WARREN BUFFETT: Well, as long as the canary lives, I'm fine. (Laughs.)
CARL: I'm guessing you're going to live. At least, you're guessing you're going to live?
BUFFETT: Yeah, I think so. (Laughs.) This is, you know, from our standpoint, we've had a lot of cash. And we now are seeing things that, you know, give us a chance to use that cash sensibly. And this was a five billion dollar opportunity to, I think, deploy cash sensibly. I understand, incidentally, that there will be another five billion. In other words, they mentioned 2-1/2 billion, but I think they're going to allocate it down to five billion additional. So Goldman will have ten billion, I believe, of new money coming in.
BECKY: In that capital offering. In the release, they said 2-1/2 billion (of common stock would be offered in addition to Buffett's investment.) You're saying you understand it's five billion?
BUFFETT: Yeah, I think they have quite an outpouring of orders, so I think -- They'll be allocating it down, but I think from all over the world. So I think there will be five billion of additional common stock sold. That will be determined and announced, I believe, before the opening.
JOE: How much do you know about AIG and their books right now, Warren?
BUFFETT: Well, I think I know a fair amount, but I don't think anybody knew what they needed to know, including the management. The troubles there were in the subsidiary, AIG Financial Products, and they had hundreds of thousands, I'm sure, hundreds and thousands of derivative contracts. And I think that top management did not have their mind around what was involved with those contracts. And you can do a lot of damage on Wall Street with a pen and a piece of paper.

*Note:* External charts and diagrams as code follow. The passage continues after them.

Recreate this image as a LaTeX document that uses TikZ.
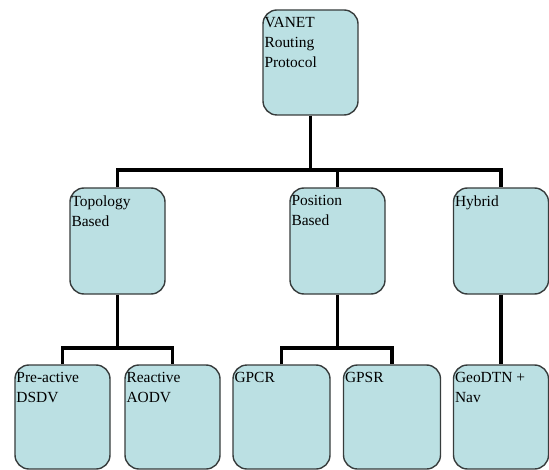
\documentclass[tikz,border=0pt]{standalone}
\usepackage{fontspec}
\setmainfont{Liberation Serif}
\usetikzlibrary{positioning}

\definecolor{boxfill}{RGB}{187,224,227}
\definecolor{boxline}{RGB}{55,60,60}

\begin{document}
\begin{tikzpicture}[x=1bp,y=-1bp,
          every node/.style={font=\fontsize{15.5}{20}\selectfont},
          box/.style={draw=boxline,line width=1.4bp,fill=boxfill,
            rounded corners=14bp,minimum width=95bp,inner sep=0pt},
          toplevel/.style={box,minimum height=106bp},
          leaf/.style={box,minimum height=104bp},
          boxtext/.style={anchor=north west,align=left,inner sep=0pt,
            xshift=2bp,yshift=-8bp},
          link/.style={line width=3.5bp}]
        \useasboundingbox (0,0) rectangle (549,470);
        \node[box,minimum height=105bp] (root) at (310.5,62.5) {};
        \node[toplevel] (topo) at (117.5,241) {};
        \node[toplevel] (pos) at (337.5,241) {};
        \node[toplevel] (hyb) at (501,241) {};
        \node[leaf] (pre) at (62.5,417) {};
        \node[leaf] (rea) at (172.5,417) {};
        \node[leaf,minimum width=97bp] (gpcr) at (281.5,417) {};
        \node[leaf,minimum width=97bp] (gpsr) at (392,417) {};
        \node[leaf] (geo) at (501,417) {};
        \node[boxtext] (roottxt) at (root.north west) {VANET\\Routing\\Protocol};
        \node[boxtext] (topotxt) at (topo.north west) {Topology\\Based};
        \node[boxtext] (postxt) at (pos.north west) {Position\\Based};
        \node[boxtext] (hybtxt) at (hyb.north west) {Hybrid};
        \node[boxtext] (pretxt) at (pre.north west) {Pre-active\\DSDV};
        \node[boxtext] (reatxt) at (rea.north west) {Reactive\\AODV};
        \node[boxtext] (gpcrtxt) at (gpcr.north west) {GPCR};
        \node[boxtext] (gpsrtxt) at (gpsr.north west) {GPSR};
        \node[boxtext] (geotxt) at (geo.north west) {GeoDTN +\\Nav};
        \coordinate (bus) at (0,170);
        \coordinate (subbus) at (0,348);
        \draw[link] (root.south) -- (root.south |- bus);
        \draw[link] (topo.north) |- (bus -| hyb.north) -- (hyb.north);
        \draw[link] (pos.north) -- (pos.north |- bus);
        \draw[link] (topo.south) -- (topo.south |- subbus);
        \draw[link] (pre.north) |- (subbus -| rea.north) -- (rea.north);
        \draw[link] (pos.south) -- (pos.south |- subbus);
        \draw[link] (gpcr.north) |- (subbus -| gpsr.north) -- (gpsr.north);
        \draw[link] (hyb.south) -- (geo.north);
      \end{tikzpicture}
\end{document}
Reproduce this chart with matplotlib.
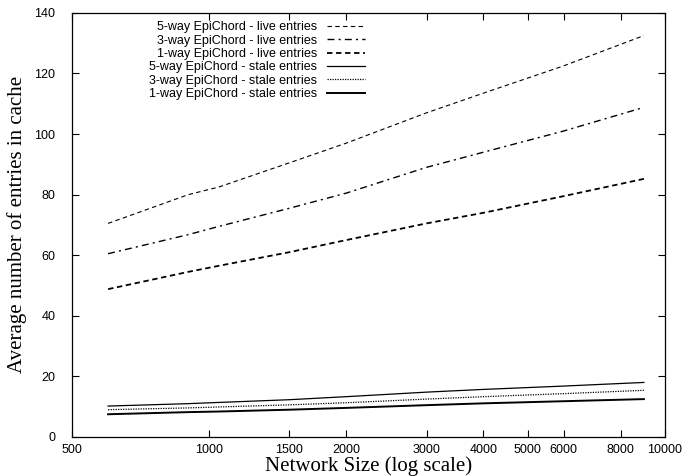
import numpy as np
import matplotlib
matplotlib.use("Agg")
import matplotlib.pyplot as plt

# network sizes (log scale on x)
sizes = [600, 900, 1050, 1500, 2000, 3000, 4000, 6000, 9000]

# average number of live entries in cache
live_5way = [70.5, 80.0, 82.5, 90.5, 97.0, 107.0, 113.5, 122.5, 132.5]
live_3way = [60.5, 66.8, 69.5, 75.5, 80.5, 89.0, 94.0, 101.0, 108.8]
live_1way = [48.8, 54.5, 56.5, 61.0, 65.0, 70.5, 74.0, 79.5, 85.2]

# average number of stale entries in cache
stale_5way = [10.2, 11.0, 11.4, 12.3, 13.3, 14.8, 15.7, 16.8, 18.0]
stale_3way = [9.0, 9.6, 9.9, 10.6, 11.3, 12.5, 13.3, 14.3, 15.4]
stale_1way = [7.5, 8.2, 8.4, 9.0, 9.6, 10.5, 11.1, 11.8, 12.5]

xticks = [500, 1000, 1500, 2000, 3000, 4000, 5000, 6000, 8000, 10000]
yticks = [0, 20, 40, 60, 80, 100, 120, 140]

plt.rcParams['font.family'] = ['Liberation Sans', 'DejaVu Sans']

fig = plt.figure(figsize=(6.86, 4.76), dpi=100)
ax = fig.add_axes([0.105, 0.082, 0.864, 0.891])

ax.plot(sizes, live_5way, color='black', lw=0.8, ls=(0, (4, 3)),
        label='5-way EpiChord - live entries')
ax.plot(sizes, live_3way, color='black', lw=1.0, ls=(0, (5, 3, 1.5, 3)),
        label='3-way EpiChord - live entries')
ax.plot(sizes, live_1way, color='black', lw=1.3, ls=(0, (3, 2)),
        label='1-way EpiChord - live entries')
ax.plot(sizes, stale_5way, color='black', lw=0.9, ls='-',
        label='5-way EpiChord - stale entries')
ax.plot(sizes, stale_3way, color='black', lw=0.9, ls=(0, (1, 1)),
        label='3-way EpiChord - stale entries')
ax.plot(sizes, stale_1way, color='black', lw=1.4, ls='-',
        label='1-way EpiChord - stale entries')

ax.set_xscale('log')
ax.set_xlim(500, 10000)
ax.set_ylim(0, 140)
ax.set_xticks(xticks)
ax.set_xticklabels([str(t) for t in xticks])
ax.xaxis.set_minor_locator(matplotlib.ticker.NullLocator())
ax.set_yticks(yticks)

ax.tick_params(axis='both', which='major', direction='in', length=5,
               width=0.8, labelsize=9, top=True, right=True)
ax.tick_params(axis='y', pad=12)
ax.tick_params(axis='x', pad=5)
for s in ax.spines.values():
    s.set_linewidth(0.9)

ax.set_xlabel('Network Size (log scale)', family='Liberation Serif',
              fontsize=15, labelpad=0)
ax.set_ylabel('Average number of entries in cache', family='Liberation Serif',
              fontsize=15, labelpad=5)

ax.legend(loc='upper right', bbox_to_anchor=(0.494, 0.98), frameon=False,
          markerfirst=False, fontsize=9, handlelength=3.0, handletextpad=0.8,
          labelspacing=0.11, borderpad=0, borderaxespad=0)

plt.savefig('out.png', dpi=100)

JOE: How many of those units are going to end up under the Berkshire umbrella?
BUFFETT: Well, we would have an interest in a couple of 'em. And actually over that weekend I expressed an interest in one or two, but the pressures were such, and the hole was deep enough, that they simply couldn't get it worked out. And some of those units, most of those units, I believe, will be for sale over the next year or two. And we would be interested in a couple of them. I think they'll probably do a pretty intelligent job of selling them, which means we won't be as good a buyer.
CNBC.COM POLL: BUFFETT'S BET, A BOOST OF CONFIDENCE?
BECKY: You know, Warren, we've been trying to figure out -- I have to admit that I was shocked when I heard the news yesterday about this deal with Goldman, because you haven't put any money into an investment bank since 1987, Salomon. And that was a deal you had to get personally involved with later in 1991 when you went to run the company for almost a year. It was a very difficult experience. I'm shocked that you would get back in with another investment bank. Why do it?
BUFFETT: (Laughs.) Well, the pain has worn off. That won't be happening with Goldman, but I -- That was a very unfortunate experience, and it was actually caused by just a couple of people out of a workforce of 8000 that got the company into big trouble. And I had the help of a lot of people at Salomon in getting out of it. But I don't think this experience will be similar. Goldman has been extremely well run. My experience with Goldman goes back, when I was nine or ten years old my parents took me back to the New York World's Fair, and by an odd chance I got to sit down with Sidney Weinberg, who was the dean of Wall Street then, and he talked to me as if I was a grown-up for 45 minutes. I've never forgotten the experience. Gus Levy (who later ran Goldman in the 1970s) was a good friend of mine when I worked in Wall Street. In 1955, we only had four wires to Wall Street firms and one of them was to Goldman Sachs and Gus was on the other end of the phone. So I've had a long experience with Goldman and they've done a lot of things for me recently.
JOE: I just assume you know what was going on at all of these firms because I know everybody probably came to you and you made your decisions one-by-one on what to do. When you look at the way some of these assets were marked, could you tell that, for example, Lehman still wasn't facing reality and perhaps Merrill Lynch was more in the real world?
BUFFETT: Well, I think that turned out to be the case. I was approached on Lehman back in, I think, maybe it was April or March. But the first round of financing when they raised the four billion, and, yeah, it looked to me like it was pretty unrealistic where they were marking things. I feel good about the Goldman marks, incidentally, that's one of the discussions I've had. And -- You can be pretty fanciful in marking positions in Wall Street, particularly when things aren't trading. The one thing you want to make sure, when the Treasury is buying things, is the marks they have don't make any difference. Like I said, it wouldn't be a bad idea, if you're buying ten billion of a security and you're the Treasury, to have them sell five-hundred million, or something like that into the market, so you find out what the real market price is and then buy the other 9-1/2 billion at that price. I really think, I really think the Treasury will make -- I think they'll pay back the 700 billion and make a considerable amount of money, if they approach it in that manner. But I don't believe in trying to write that into some legislation. I think it gets so unworkable. I think you have a smart person in charge, and have them treat it like it's their own money, and the taxpayers' money, in terms of behavior, and I think it will work out very well. I think it's not comparable to the RTC.